Clearly, the Government were at fault in their response to that report. It was understandable that they did not fancy the establishment of the principle that people could seek compensation from a regulator. That is not an unsound concern on the part of a Government, who might not want to be subjected to all sorts of court actions—for example, when somebody decides that the police have failed to prevent burglaries in their area and seeks to bring a case against them. The financial services industry is keen always to blame regulators, as it has done in a big way.
Things changed at the time of the credit crunch. All questions about protecting the taxpayer fell away. All the old restraints fell away. The banking and savings industry, run by people of infinite greed and stupidity, was so hopeless that it was decided on both sides of the House that not only the people who had put their savings in them, but the institutions themselves, were entitled to be bailed out. From that moment on, I was convinced that had the Equitable Life issue arisen in 2007, 2008 or 2009, there would have been no doubt: we would all have agreed that the people who had lost their money should be properly compensated, and by the taxpayer. That is what we now have to do if we are to give people a sense of security in their pensions and savings.

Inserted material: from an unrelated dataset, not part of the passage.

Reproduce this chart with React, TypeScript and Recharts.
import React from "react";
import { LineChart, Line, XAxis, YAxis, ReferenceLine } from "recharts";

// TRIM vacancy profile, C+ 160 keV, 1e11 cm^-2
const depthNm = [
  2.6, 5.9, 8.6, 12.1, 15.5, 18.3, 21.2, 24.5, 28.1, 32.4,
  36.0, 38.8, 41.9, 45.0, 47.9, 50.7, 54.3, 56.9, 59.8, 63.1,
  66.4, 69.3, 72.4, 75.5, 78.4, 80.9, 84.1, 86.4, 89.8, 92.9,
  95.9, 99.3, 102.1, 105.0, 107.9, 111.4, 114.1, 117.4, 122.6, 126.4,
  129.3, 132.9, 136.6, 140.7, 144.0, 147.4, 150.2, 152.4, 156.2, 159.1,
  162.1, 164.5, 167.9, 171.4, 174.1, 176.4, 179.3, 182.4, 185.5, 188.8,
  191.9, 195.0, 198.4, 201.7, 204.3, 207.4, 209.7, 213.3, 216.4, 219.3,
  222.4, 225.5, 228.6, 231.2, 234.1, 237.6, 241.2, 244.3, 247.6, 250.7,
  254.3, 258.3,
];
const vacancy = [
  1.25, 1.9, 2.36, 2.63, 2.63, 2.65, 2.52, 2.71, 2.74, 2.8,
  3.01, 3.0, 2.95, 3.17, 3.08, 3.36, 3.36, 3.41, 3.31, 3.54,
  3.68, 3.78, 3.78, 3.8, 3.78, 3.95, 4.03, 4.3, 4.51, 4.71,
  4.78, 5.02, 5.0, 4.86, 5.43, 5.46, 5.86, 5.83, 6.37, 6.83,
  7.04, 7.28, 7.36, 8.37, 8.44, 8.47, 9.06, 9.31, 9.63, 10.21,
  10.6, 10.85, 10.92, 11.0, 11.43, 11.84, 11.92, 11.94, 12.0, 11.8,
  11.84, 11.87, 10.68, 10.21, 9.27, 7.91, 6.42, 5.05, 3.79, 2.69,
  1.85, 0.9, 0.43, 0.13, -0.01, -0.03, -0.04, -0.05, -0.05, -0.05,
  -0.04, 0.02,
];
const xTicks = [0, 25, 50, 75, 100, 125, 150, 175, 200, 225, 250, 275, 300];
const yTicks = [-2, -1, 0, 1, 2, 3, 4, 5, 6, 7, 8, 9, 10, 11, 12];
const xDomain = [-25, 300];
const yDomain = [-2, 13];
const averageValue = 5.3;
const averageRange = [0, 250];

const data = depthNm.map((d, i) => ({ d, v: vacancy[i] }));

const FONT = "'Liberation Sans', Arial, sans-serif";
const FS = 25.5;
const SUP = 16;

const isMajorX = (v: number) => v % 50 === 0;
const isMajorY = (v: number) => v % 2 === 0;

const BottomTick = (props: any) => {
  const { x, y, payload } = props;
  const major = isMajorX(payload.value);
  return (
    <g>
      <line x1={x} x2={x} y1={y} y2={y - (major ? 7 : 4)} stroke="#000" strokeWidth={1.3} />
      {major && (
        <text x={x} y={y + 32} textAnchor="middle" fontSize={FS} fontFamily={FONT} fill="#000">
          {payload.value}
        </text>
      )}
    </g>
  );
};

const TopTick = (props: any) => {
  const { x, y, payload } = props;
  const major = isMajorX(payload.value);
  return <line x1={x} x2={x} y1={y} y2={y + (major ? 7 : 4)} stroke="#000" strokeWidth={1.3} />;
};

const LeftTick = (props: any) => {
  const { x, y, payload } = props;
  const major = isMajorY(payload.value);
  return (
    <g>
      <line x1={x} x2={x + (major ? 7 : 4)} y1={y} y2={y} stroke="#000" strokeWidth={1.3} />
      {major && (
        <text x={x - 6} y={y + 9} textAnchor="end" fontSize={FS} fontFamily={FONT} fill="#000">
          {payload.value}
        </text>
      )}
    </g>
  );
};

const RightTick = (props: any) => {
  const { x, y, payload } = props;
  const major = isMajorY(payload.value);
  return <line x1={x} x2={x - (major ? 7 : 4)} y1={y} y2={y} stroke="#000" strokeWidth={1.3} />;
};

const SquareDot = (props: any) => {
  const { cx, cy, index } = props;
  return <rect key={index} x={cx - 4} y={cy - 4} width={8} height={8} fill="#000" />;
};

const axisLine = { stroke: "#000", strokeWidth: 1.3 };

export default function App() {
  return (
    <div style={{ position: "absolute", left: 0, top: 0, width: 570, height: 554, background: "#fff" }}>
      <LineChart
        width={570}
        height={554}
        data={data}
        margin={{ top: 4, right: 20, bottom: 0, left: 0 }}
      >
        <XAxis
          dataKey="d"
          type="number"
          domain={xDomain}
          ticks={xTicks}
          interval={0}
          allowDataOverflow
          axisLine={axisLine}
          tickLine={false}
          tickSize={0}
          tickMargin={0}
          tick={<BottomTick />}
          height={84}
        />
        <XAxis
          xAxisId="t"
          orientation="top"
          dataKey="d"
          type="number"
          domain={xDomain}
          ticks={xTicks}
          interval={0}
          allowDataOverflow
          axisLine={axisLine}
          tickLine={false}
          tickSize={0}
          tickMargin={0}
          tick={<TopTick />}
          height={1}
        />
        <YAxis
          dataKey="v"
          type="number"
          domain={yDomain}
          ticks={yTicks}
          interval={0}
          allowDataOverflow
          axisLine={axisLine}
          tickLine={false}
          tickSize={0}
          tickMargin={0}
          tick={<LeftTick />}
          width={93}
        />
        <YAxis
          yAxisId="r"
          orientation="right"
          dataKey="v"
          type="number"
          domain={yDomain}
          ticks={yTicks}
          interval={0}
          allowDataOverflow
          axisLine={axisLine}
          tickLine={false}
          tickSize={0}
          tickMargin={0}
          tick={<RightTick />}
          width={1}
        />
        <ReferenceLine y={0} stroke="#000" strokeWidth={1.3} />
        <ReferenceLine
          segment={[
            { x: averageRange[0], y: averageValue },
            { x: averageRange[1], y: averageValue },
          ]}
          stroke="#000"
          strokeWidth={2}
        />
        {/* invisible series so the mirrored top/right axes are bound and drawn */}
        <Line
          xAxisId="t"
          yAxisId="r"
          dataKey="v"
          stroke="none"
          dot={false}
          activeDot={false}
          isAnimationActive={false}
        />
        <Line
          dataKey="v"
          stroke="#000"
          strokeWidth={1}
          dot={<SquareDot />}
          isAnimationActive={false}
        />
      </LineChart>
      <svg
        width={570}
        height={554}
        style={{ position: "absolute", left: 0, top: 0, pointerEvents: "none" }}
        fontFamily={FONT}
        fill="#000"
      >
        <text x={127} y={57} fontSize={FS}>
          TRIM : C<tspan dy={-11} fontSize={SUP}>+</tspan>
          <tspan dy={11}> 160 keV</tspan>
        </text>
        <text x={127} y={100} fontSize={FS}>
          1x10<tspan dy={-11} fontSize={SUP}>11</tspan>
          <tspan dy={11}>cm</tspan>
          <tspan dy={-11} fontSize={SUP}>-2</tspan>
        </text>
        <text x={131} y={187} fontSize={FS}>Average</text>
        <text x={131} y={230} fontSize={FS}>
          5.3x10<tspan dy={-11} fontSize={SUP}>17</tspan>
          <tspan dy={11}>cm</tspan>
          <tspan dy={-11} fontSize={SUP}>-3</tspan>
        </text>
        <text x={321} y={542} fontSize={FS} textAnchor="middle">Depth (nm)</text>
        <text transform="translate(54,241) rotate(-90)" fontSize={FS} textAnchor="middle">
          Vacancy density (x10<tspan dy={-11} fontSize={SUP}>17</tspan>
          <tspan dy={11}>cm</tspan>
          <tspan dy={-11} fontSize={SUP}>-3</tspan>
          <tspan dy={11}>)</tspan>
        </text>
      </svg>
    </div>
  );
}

Will the right hon. Gentleman give way?
No, I do not want to. We must get on.
As my right hon. Friend the Member for East Ham (Stephen Timms) said, the Conservatives and Liberal Democrats attacked the Labour Government—as far as I was concerned, quite rightly—and said in opposition that they strongly supported the ombudsman’s recommendations. I do not recall my opponents at the last election getting up and saying, “Well, there were a few caveats in the ombudsman’s report,” and I doubt whether that crossed Tory or Lib Dem lips anywhere else in the country.
Before, during and after the general election, the two parties that now form the Government thrice promised that the ombudsman’s report would be implemented, and they had better get on with it. However, their form of getting on with it is to establish yet another commission. That may work swiftly; I do not know. I have a question which I hope the Minister will answer. If the commission comes up with a scheme that EMAG does not like, will he send it back to the commission and insist that it comes up with a scheme acceptable to EMAG? I am happy to give way to him if he would like to contribute to the debate.

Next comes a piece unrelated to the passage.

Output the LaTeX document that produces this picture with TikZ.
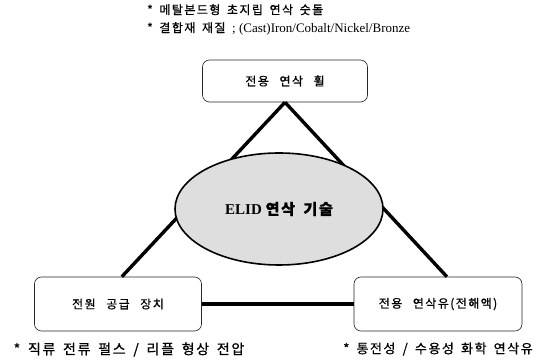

Once everyone has been paid, the situation is still not sorted out. We need to look closely at better regulation of those who are taking in people’s savings. We need to look at the regulatory system to see whether that can be strengthened in various ways. Finally, as I suggested, we need to change the law so that in circumstances like those that originally arose in Equitable Life, the courts can adjudicate between two innocent parties, not help one lot and hammer the other.